Les bâtiments de l’ENIB
Les bâtiments de l’ENIB
Et quelques villas proches
Après 1962 cette école devint Ecole Normale
  Supérieure
  
En octobre 1945 l’Ecole est réouverte avec des promotions de 2è, 3è  et 4è  année diminuées par la mobilisation, générale en Algérie après le débarquement du 8 novembre ; voire par la mort au Champ d’Honneur en Syrie, Italie, France, Autriche ou Allemagne.

Supplément facultatif

Je ne résiste pas à l’envie de placer  l’emploi du temps de 1866 et une photo de la section spéciale pour l’année scolaire 1925/1926 .

Une journée vécue par les 30 premiers élèves,
en 1866/1867

5h - Réveil ; puis prière et étude
7h - Petit déjeuner et repos
8h - Cours
12h - Repas et repos
13h - Etude surveillée
14h - Cours
18h - Repas et repos
19h - Etude
21h - Repas
22h - Extinction des feux après la prière

 Le jeudi après-midi était libre pour pouvoir recevoir des visites et rédiger sa correspondance. Le dimanche matin la messe est obligatoire, sauf pour les musulmans.

Jusqu’en 1884 les élèves ne pouvaient s’absenter durant les 10 mois et demi de l’année scolaire. En 1884 ils obtinrent le droit de sortir en ville, le dimanche, en uniforme bleu, avec casquette ou chéchia.

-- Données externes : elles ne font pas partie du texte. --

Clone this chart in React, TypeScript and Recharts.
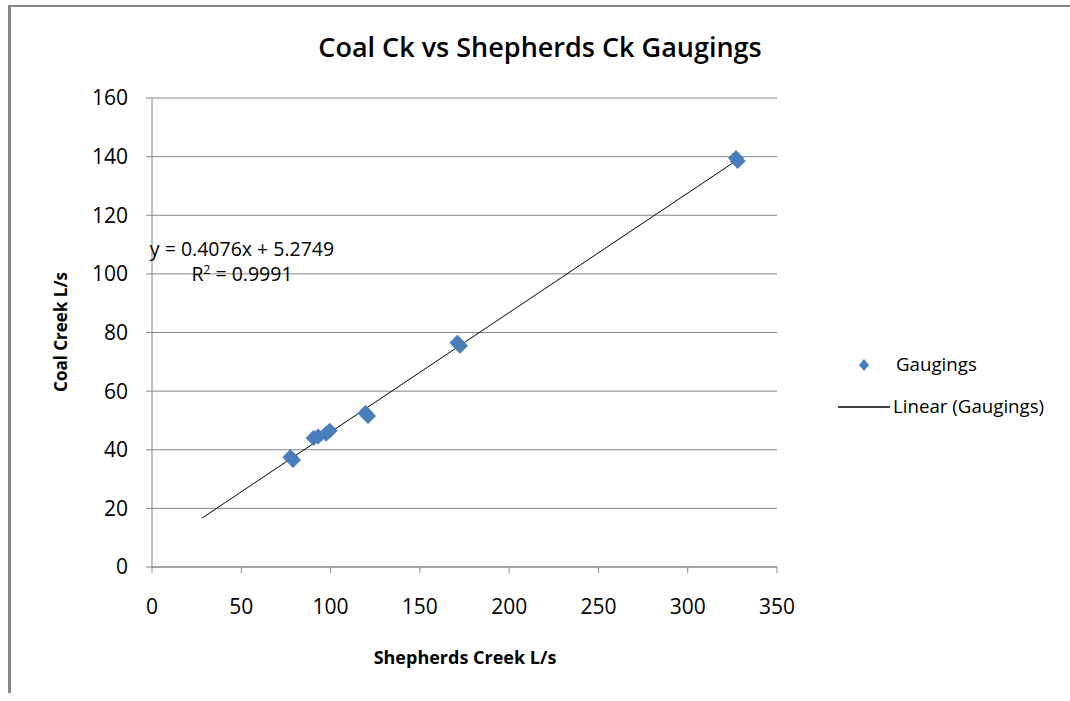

Photo des  élèves-maîtres la classe de la Section Spéciale en 1925/1926

Photo des élèves-maîtres la classe de la Section Spéciale en 1925/1926

            Voici trois destins tout à fait représentatifs des carrières des instituteurs du cadre B.
Un début dans un bled sans route, ni commerce, ni Européens à cette date ; et une fin à Alger

Louis a  occupé un poste à Agouni Gherrane au pied du Djurdjura, puis à Sétif, puis à Maison-Carrée.
            Il a terminé sa carrière comme Directeur à la Colonne Voirol.
            Il était natif de Draria et est mort à Paris.
Eloi a occupé  un poste à Agouni Ahmed (Kabylie des Beni Yenni), puis à Perrégaux, puis à Blida.
            Il a terminé sa carrière comme Directeur à Hydra.
            Il était natif de Cauterets et est mort à Cauterets
Marceau a occupé un poste à Aït Lahcene (Kabylie des Beni Yenni), puis à Médéa, Alger-Frais-Vallon.  
            Il a terminé sa carrière comme Directeur à  Alger-Guillemin.
            Il était natif de Draria et est mort à Sommières.